La educación es uno de los aspectos que más ha cambiado en la historia de Bolivia, pero en realidad casi no ha cambiado, mejor dicho, no ha mejorado. Cambiaron los programas, vinieron las reformas, aumentaron los años de primaria, luego crearon el ciclo intermedio, volvieron al pasado, pero con algunos maquillajes, creció el ciclo secundario, etc, etc. La Reforma Educativa, la Ley Avelino Siñani, la descolonización. Cuántos conceptos, cuánto derroche intelectual, papelería, cursillos, consultorías, millones de dólares para cambiar textos, aulas y cada vez, vender la idea de que se está descubriendo lo último, lo más novedoso, el truco mágico para que las escuelas se conviertan en fábricas de genios capaces de cambiar la historia del país.

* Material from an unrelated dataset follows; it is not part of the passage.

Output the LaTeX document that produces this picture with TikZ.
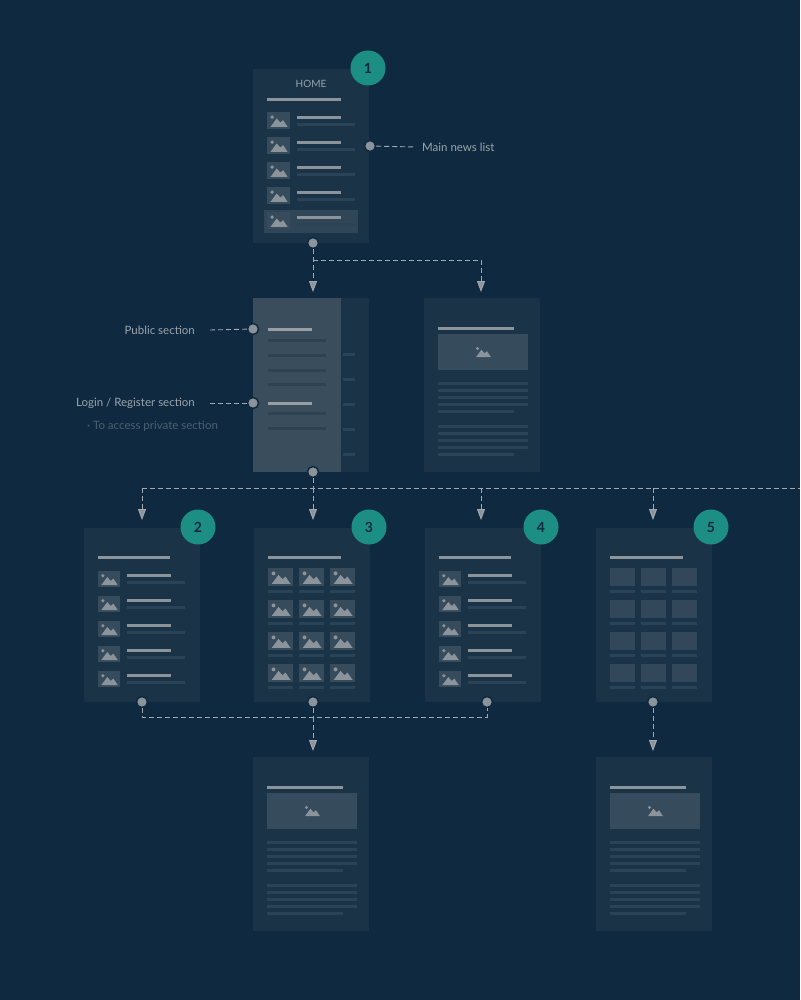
\documentclass[tikz,border=0pt]{standalone}
\usepackage{fontspec}
\setmainfont{Lato}
\usetikzlibrary{arrows.meta}
\definecolor{bg}{HTML}{0F2A40}
\definecolor{card}{HTML}{1A3347}
\definecolor{panel}{HTML}{3A4D5D}
\definecolor{light}{HTML}{8C949B}
\definecolor{dim}{HTML}{2A4356}
\definecolor{icbg}{HTML}{364B5C}
\definecolor{teal}{HTML}{1C8E84}
\definecolor{lab}{HTML}{9AA4AC}
\tikzset{
 conn/.style={draw=light!80, dashed, dash pattern=on 5pt off 3pt, line width=0.9pt},
 arr/.style={conn,-{Triangle[width=8pt,length=11pt,fill=light]}},
 dotn/.style={circle, fill=light, draw=bg, line width=1.5pt, inner sep=0pt, minimum size=11pt},
 num/.style={circle, fill=teal, inner sep=0pt, minimum size=35pt, font=\bfseries\fontsize{14}{14}\selectfont, text=bg},
 labl/.style={font=\fontsize{11.5}{13}\selectfont, text=lab, inner sep=1pt},
 cardbox/.style={fill=card}
}
\newcommand\picon[4]{%
 \fill[icbg] (#1,#2) rectangle ++(#3,#4);
 \begin{scope}[shift={(#1,#2)},xscale=#3,yscale=#4]
  \fill[light] (0.15,0.88) -- (0.42,0.38) -- (0.58,0.62) -- (0.7,0.48) -- (0.9,0.88) -- cycle;
  \fill[light] (0.22,0.3) ellipse [x radius=0.08, y radius=0.11];
 \end{scope}}
\newcommand\sbar[4]{\fill[#4] (#1,#2) rectangle (#3,#2+2.6);}
\newcommand\listcard[1]{%
 \fill[card] (#1,528) rectangle ++(116,174);
 \sbar{#1+14}{556}{#1+86}{light}
 \foreach \yy in {571,596,621,646,671}{
  \picon{#1+14}{\yy}{22}{16}
  \sbar{#1+43}{\yy+3}{#1+87}{light}
  \sbar{#1+43}{\yy+10}{#1+101}{dim}}}
\newcommand\artcard[2]{%
 \fill[card] (#1,#2) rectangle ++(116,174);
 \sbar{#1+14}{#2+29}{#1+90}{light}
 \fill[icbg] (#1+14,#2+36) rectangle ++(90,36);
 \picon{#1+49}{#2+46}{20}{15}
 \foreach \dy in {84,91,98,105}{\sbar{#1+14}{#2+\dy}{#1+104}{dim}}
 \sbar{#1+14}{#2+112}{#1+90}{dim}
 \foreach \dy in {127,134,141,148}{\sbar{#1+14}{#2+\dy}{#1+104}{dim}}
 \sbar{#1+14}{#2+155}{#1+90}{dim}}
\begin{document}
\begin{tikzpicture}[x=1pt,y=-1pt]
\fill[bg] (0,0) rectangle (800,1000);
\useasboundingbox (0,0) rectangle (800,1000);
% HOME card
\fill[card] (253,69) rectangle (369,243);
\node[font=\fontsize{10}{11}\selectfont, text=lab] (home) at (311,84) {HOME};
\sbar{267}{98}{341}{light}
\fill[panel!70!card] (264,210) rectangle (358,233);
\foreach \yy in {112,137,162,187,212}{
 \picon{267}{\yy}{23}{17}
 \sbar{297}{\yy+4}{341}{light}
 \sbar{297}{\yy+11}{355}{dim}}
\node[num] (n1) at (368,68) {1};
% Menu card
\fill[card] (253,298) rectangle (369,472);
\fill[panel] (253,298) rectangle (341,472);
\foreach \yy in {353,378,403,428,453}{\sbar{343}{\yy}{355}{dim}}
\sbar{268}{328}{312}{light!90!white}
\foreach \yy in {339,354,369,383,412,427}{\sbar{268}{\yy}{326}{panel!70!bg}}
\sbar{268}{402}{312}{light!90!white}
% Article card top
\artcard{424}{298}
% Row cards
\listcard{84}
\fill[card] (254,528) rectangle ++(116,174);
\sbar{268}{556}{341}{light}
\foreach \yy in {568,600,632,664}{
 \foreach \xx in {268,299,330}{
  \picon{\xx}{\yy}{25}{18}
  \sbar{\xx}{\yy+22}{\xx+25}{dim}}}
\listcard{425}
\fill[card] (596,528) rectangle ++(116,174);
\sbar{610}{556}{683}{light}
\foreach \yy in {568,600,632,664}{
 \foreach \xx in {610,641,672}{
  \fill[icbg!85!card] (\xx,\yy) rectangle ++(25,18);
  \sbar{\xx}{\yy+22}{\xx+25}{dim}}}
\node[num] (n2) at (198,527) {2};
\node[num] (n3) at (369,527) {3};
\node[num] (n4) at (541,527) {4};
\node[num] (n5) at (711,527) {5};
% bottom article cards
\artcard{253}{757}
\artcard{596}{757}
% connector coordinates
\node[dotn] (d1) at (313,243) {};
\node[dotn] (dm) at (370,146) {};
\node[dotn] (dp) at (253,329) {};
\node[dotn] (dl) at (253,403) {};
\node[dotn] (d2) at (313,472) {};
\node[dotn] (e1) at (142,702) {};
\node[dotn] (e2) at (313,702) {};
\node[dotn] (e3) at (487,702) {};
\node[dotn] (e4) at (653,702) {};
\coordinate (t1) at (313,292);
\coordinate (t2) at (481,292);
\coordinate (r1) at (142,520);
\coordinate (r2) at (313,520);
\coordinate (r3) at (481,520);
\coordinate (r4) at (653,520);
\coordinate (redge) at (800,488);
\coordinate (b1) at (313,751);
\coordinate (b2) at (653,751);
\draw[arr] (d1) -- (t1);
\draw[arr] (313,260) -- (481,260) -- (t2);
\draw[conn] (d2) -- (313,488);
\draw[conn] (r1 |- redge) -- (redge);
\draw[arr] (142,488) -- (r1);
\draw[arr] (313,488) -- (r2);
\draw[arr] (481,488) -- (r3);
\draw[arr] (653,488) -- (r4);
\draw[conn] (e1) -- (142,717) -- (487,717) -- (e3);
\draw[conn] (e2) -- (313,717);
\draw[arr] (313,717) -- (b1);
\draw[arr] (e4) -- (b2);
% labels
\node[labl, anchor=west] (lm) at (421,147) {Main news list};
\draw[conn] (dm) -- ([xshift=-6pt]lm.west);
\node[labl, anchor=east] (lp) at (196,330) {Public section};
\draw[conn] (lp.east) ++(14,0) coordinate (cp) (cp) -- (dp);
\node[labl, anchor=east] (ll) at (196,403) {Login / Register section};
\draw[conn] (ll.east) ++(14,0) coordinate (cl) (cl) -- (dl);
\node[labl, anchor=west, text=dim!70!lab] (lt) at (86,426) {· To access private section};
\end{tikzpicture}
\end{document}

Ha comenzado un nuevo año escolar con cambios que ni siquiera son del conocimiento de los profesores que van a impartir los flamantes contenidos. Los programas, seguramente llenos de buenas intenciones, posiblemente buenos, nadie lo sabe, han sido elaborados en gabinetes, por expertos que han seguido las mismas consignas ideológicas que han trastocado todo el sistema institucional boliviano. Como era de prever, la educación también tenía que correr el mismo destino de esta racha “revolucionaria” que no consigue dar con los resultados esperados o al menos, los prometidos.
¿Qué esperanzas puede tener la educación boliviana en este contexto? Es probable que todo sea parte de un maquillaje equiparable al que ha sufrido la reforma judicial introducida por el Estado Plurinacional. Cambian las formas, pero no se avizora una reestructuración que ataque los problemas de fondo.
¿Qué puede lograr un niño con los nuevos contenidos, si no dispone de un colegio que le asegure las mínimas condiciones para pasar clases decentemente? Y si existe el edificio, fallan los profesores, mal remunerados, desmotivados y sin la suficiente preparación que les brinde a los niños una adecuada inserción en la sociedad de la información y el conocimiento. Las necesidades más grandes de la educación boliviana son precisamente, la regularidad y la normalidad, aspectos imposibles de lograr cuando las autoridades llamadas a supervisar la formación de los niños, están inmersas en la politización que promueve la mediocridad y la informalidad que va en detrimento de los sectores más humildes, condenados a sufrir suspensiones, docentes sin compromiso ni vocación y todo un esquema perverso que se traduce en una carga horaria exigua en relación a la que reciben los estudiantes de colegios privados o los que están en régimen de convenio con la Iglesia católica.
Mientras no cambien estos aspectos, es difícil pensar que Bolivia puede llevar adelante una revolución educativa que ha conseguido grandes transformaciones en países que superaron grandes barreras sociales gracias a la educación. Aquellas naciones cambiaron radicalmente la pirámide presupuestaria. No es con discursos como se hacen los cambios, sino con una correcta asignación de recursos y eso en el país, con los anteriores gobiernos y con el actual, está muy lejos de conseguirse.
Nuestros gobernantes no conocen todavía el impacto socioeconómico que puede tener el conseguir, por ejemplo, que todos, o al menos casi todos nuestros niños terminen la primaria, que culminen este ciclo sabiendo leer y escribir correctamente y que dominen las cuatro operaciones aritméticas. Lograr esto ya sería una gran revolución.